Сибиряки делили мир на «своих» и «российских людей», на «своих» и чиновников. Крестьянский мир замыкался под давлением властей, и община становилась для крестьян своим обществом. Не случайно в Сибири община называлась крестьянами «обществом». Сибирское население представляло собой сообщества самоуправляющихся «обществ».
Общины по структуре были как простые — в границах отдельных деревень, так и сложные — из нескольких селений. Но и в сложной общине в каждой деревне было свое самоуправление, делегировавшее представителей в органы всей общины. Территориальное оформление земельных владений «обществ» относится в Приенисейском крае к концу XVIII в.

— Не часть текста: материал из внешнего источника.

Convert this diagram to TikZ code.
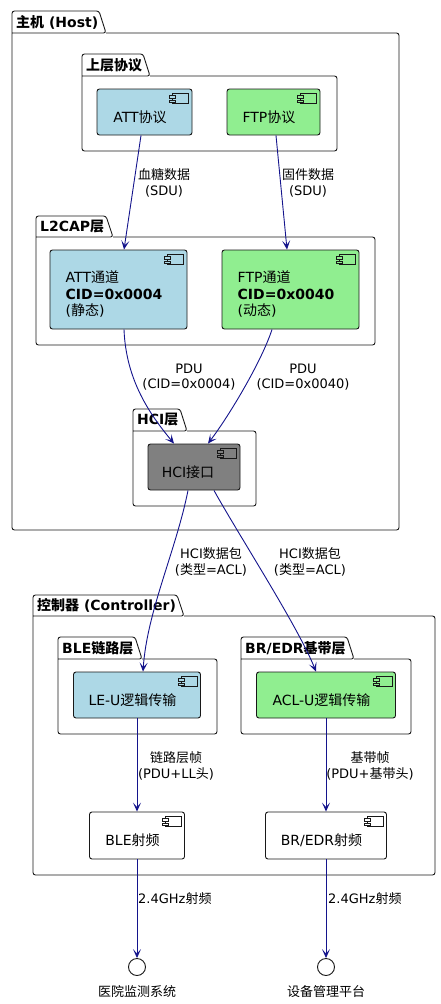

Так как владения были весьма обширными, то вплоть до XX в. селения располагались в среднем не ближе чем в 5 – 15 верстах друг от друга.
«Общество» полноправно распоряжалось государственной землей в границах владений. Долгое время мир лишь констатировал размеры земельных владений домохозяев, которые зависели от трудовых возможностей семьи. В конце XIX в. государство определило надельную норму в 15 десятин на мужскую душу. Наделы на душу мужского пола полагались с 17 лет. Однако крестьянский двор имел и заимочные земли, пашни, поднятые трудом предков, арендованные и купленные земли. Земля в Сибири продавалась, но только возделанная, — скорее, здесь продавался вложенный на ее освоение труд. Одновременно при продаже пашни к другому владельцу переходили обязанности по уплате повинностей, от этого не проигрывали ни государство, ни «общество». До конца XIX в. существовало беспередельное землепользование-владение. До нашего времени повсеместно поля, урочища, лесные угодья, лога так и называются по имени крестьян-общинников.